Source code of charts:
┌──

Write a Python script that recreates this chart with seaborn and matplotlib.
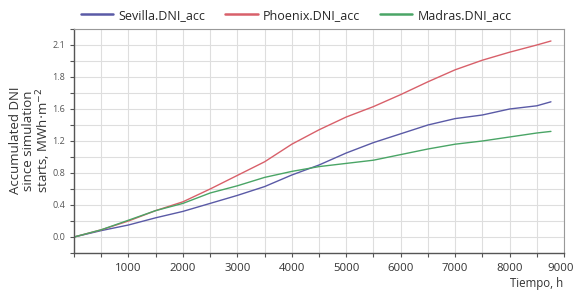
import pandas as pd
import numpy as np
import matplotlib
matplotlib.use("Agg")
import matplotlib.pyplot as plt
import matplotlib.transforms as mtransforms
import seaborn as sns
from matplotlib.ticker import MultipleLocator

hours = [0, 500, 1000, 1500, 2000, 2500, 3000, 3500, 4000, 4500, 5000,
         5500, 6000, 6500, 7000, 7500, 8000, 8500, 8760]
sevilla = [0.0, 0.08, 0.15, 0.24, 0.32, 0.42, 0.52, 0.63, 0.775, 0.90, 1.05,
           1.18, 1.29, 1.40, 1.48, 1.525, 1.60, 1.64, 1.69]
phoenix = [0.0, 0.09, 0.20, 0.33, 0.44, 0.60, 0.77, 0.94, 1.16, 1.34, 1.50,
           1.63, 1.78, 1.94, 2.09, 2.21, 2.31, 2.40, 2.45]
madras = [0.0, 0.09, 0.21, 0.33, 0.42, 0.55, 0.64, 0.745, 0.82, 0.88, 0.92,
          0.96, 1.03, 1.10, 1.16, 1.20, 1.25, 1.30, 1.32]
series_names = ["Sevilla.DNI_acc", "Phoenix.DNI_acc", "Madras.DNI_acc"]
ytick_pos = [0.0, 0.4, 0.8, 1.2, 1.6, 2.0, 2.4]
ytick_labels = ["0.0", "0.4", "0.8", "1.2", "1.6", "1.8", "2.1"]
xtick_pos = [1000, 2000, 3000, 4000, 5000, 6000, 7000, 8000, 9000]

df = pd.DataFrame({"Tiempo": hours * 3,
                   "DNI": sevilla + phoenix + madras,
                   "serie": np.repeat(series_names, len(hours))})

sns.set_style("white")
plt.rcParams['font.family'] = ['Open Sans', 'DejaVu Sans']

fig = plt.figure(figsize=(5.74, 2.90), dpi=100)
ax = fig.add_axes([0.129, 0.1276, 0.8536, 0.7724])

palette = {"Sevilla.DNI_acc": "#5a5aa6", "Phoenix.DNI_acc": "#d8606a",
           "Madras.DNI_acc": "#4aa566"}
sns.lineplot(data=df, x="Tiempo", y="DNI", hue="serie", palette=palette,
             linewidth=1.0, ax=ax, legend=True)

ax.set_xlim(0, 9000)
ax.set_ylim(-0.2, 2.6)
ax.set_xticks(xtick_pos)
ax.set_xticklabels([str(v) for v in xtick_pos], fontsize=8.2, color="#333333")
ax.xaxis.set_minor_locator(MultipleLocator(500))
ax.set_yticks(ytick_pos)
ax.set_yticklabels(ytick_labels, fontsize=6.5, color="#555555")
ax.yaxis.set_minor_locator(MultipleLocator(0.2))
ax.grid(True, which="both", color="#dedede", linewidth=0.8)
ax.tick_params(which="both", direction="out", length=3, width=0.8,
               color="#555555", bottom=True, left=True)
ax.tick_params(axis="x", pad=4)
for side in ["left", "bottom"]:
    ax.spines[side].set_color("#555555")
    ax.spines[side].set_linewidth(1.0)
for side in ["top", "right"]:
    ax.spines[side].set_color("#999999")
    ax.spines[side].set_linewidth(0.8)

# keep the last label inside the picture
last = ax.get_xticklabels()[-1]
last.set_transform(last.get_transform() +
                   mtransforms.ScaledTranslation(-3 / 100, 0, fig.dpi_scale_trans))

ax.set_xlabel("")
ax.set_ylabel("")
fig.text(0.054, 0.515, "Accumulated DNI\nsince simulation\nstarts, MWh$\\cdot$m$^{-2}$",
         fontsize=9.5, color="#333333", rotation=90, ha="center", va="center",
         linespacing=1.0, multialignment="center")
fig.text(0.935, 0.012, "Tiempo, h", fontsize=8.3, color="#333333", ha="center")

handles, labels = ax.get_legend_handles_labels()
ax.legend(handles, labels, loc="center", bbox_to_anchor=(0.516, 0.948),
          bbox_transform=fig.transFigure, ncol=3, frameon=False, fontsize=9,
          handlelength=2.6, columnspacing=1.6, handletextpad=0.4)
for line in ax.get_legend().get_lines():
    line.set_linewidth(1.8)

fig.savefig("out.png", dpi=100)
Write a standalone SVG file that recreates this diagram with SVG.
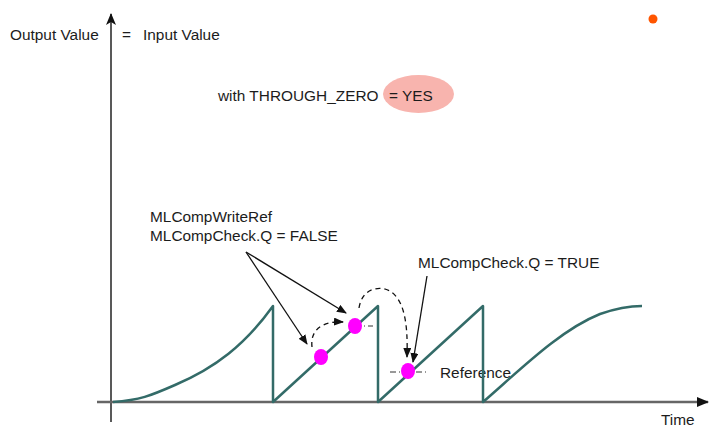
<svg xmlns="http://www.w3.org/2000/svg" width="709" height="429" viewBox="0 0 709 429">
<defs>
<marker id="ah" markerWidth="10" markerHeight="8" refX="9" refY="4" orient="auto" markerUnits="userSpaceOnUse"><path d="M0,0 L10,4 L0,8 Z" fill="#111"/></marker>
<marker id="axh" markerWidth="12" markerHeight="10" refX="11" refY="5" orient="auto" markerUnits="userSpaceOnUse"><path d="M0,0 L12,5 L0,10 L3,5 Z" fill="#111"/></marker>
</defs>
<style>
text{font-family:"Liberation Sans",Arial,sans-serif;font-size:15.4px;fill:#1c1c1c}
.curve{fill:none;stroke:#336b68;stroke-width:2.5;stroke-linejoin:round}
.dot{fill:#ff00ff}
.dd{stroke:#333;stroke-width:1;stroke-dasharray:6,3,1,3;fill:none}
.dash{stroke:#111;stroke-width:1.3;stroke-dasharray:5,4;fill:none}
.arr{stroke:#111;stroke-width:1.3;fill:none}
</style>
<rect width="709" height="429" fill="#fff"/>
<g id="axes">
<line x1="111" y1="422" x2="111" y2="14" stroke="#222" stroke-width="1.5" marker-end="url(#axh)"/>
<line x1="97" y1="402" x2="708" y2="402" stroke="#666" stroke-width="2.5"/>
<path d="M697,397 L709,402 L697,407 Z" fill="#111"/>
</g>
<g id="labels">
<text x="10" y="40">Output Value</text>
<text x="122" y="40">=</text>
<text x="143" y="40">Input Value</text>
<ellipse cx="418.5" cy="94" rx="35.5" ry="19" fill="#f8b4ae"/>
<text x="218" y="101">with THROUGH_ZERO</text>
<text x="389" y="101">= YES</text>
<text x="150" y="222">MLCompWriteRef</text>
<text x="150" y="241">MLCompCheck.Q = FALSE</text>
<text x="418" y="268">MLCompCheck.Q = TRUE</text>
<text x="440" y="378">Reference</text>
<text x="661" y="425">Time</text>
<circle cx="653" cy="19" r="4.5" fill="#ff5500"/>
</g>
<g id="signal">
<path class="curve" d="M113,402 C140,400 150,396 175,385 C215,368 245,345 273,306 L273,402 L378,306 L378,402 L483,306 L483,402 C520,370 560,330 600,314 C620,307 632,306 642,306"/>
</g>
<g id="connectors">
<line class="dd" x1="355" y1="326" x2="373" y2="326"/>
<line class="dd" x1="390" y1="372" x2="428" y2="372"/>
<path class="dash" d="M312,347 C310,330 322,321 343,322" marker-end="url(#ah)"/>
<path class="dash" d="M359,308 C362,290 375,287 385,289 C405,295 408,325 407,357" marker-end="url(#ah)"/>
<line class="arr" x1="246" y1="252" x2="307" y2="344" marker-end="url(#ah)"/>
<line class="arr" x1="246" y1="252" x2="346" y2="313" marker-end="url(#ah)"/>
<line class="arr" x1="427" y1="276" x2="413" y2="362" marker-end="url(#ah)"/>
</g>
<g id="points">
<ellipse class="dot" cx="321" cy="357" rx="7" ry="8"/>
<ellipse class="dot" cx="355" cy="326" rx="7" ry="8"/>
<ellipse class="dot" cx="408" cy="371" rx="7" ry="8"/>
</g>
</svg>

└──

Reproduce only the lines of the records from the start up to and including the line that holds "from matplotlib.ticker import MultipleLocator"; do not carry over any picture.

Write a Python script that recreates this chart with seaborn and matplotlib.
import pandas as pd
import numpy as np
import matplotlib
matplotlib.use("Agg")
import matplotlib.pyplot as plt
import matplotlib.transforms as mtransforms
import seaborn as sns
from matplotlib.ticker import MultipleLocator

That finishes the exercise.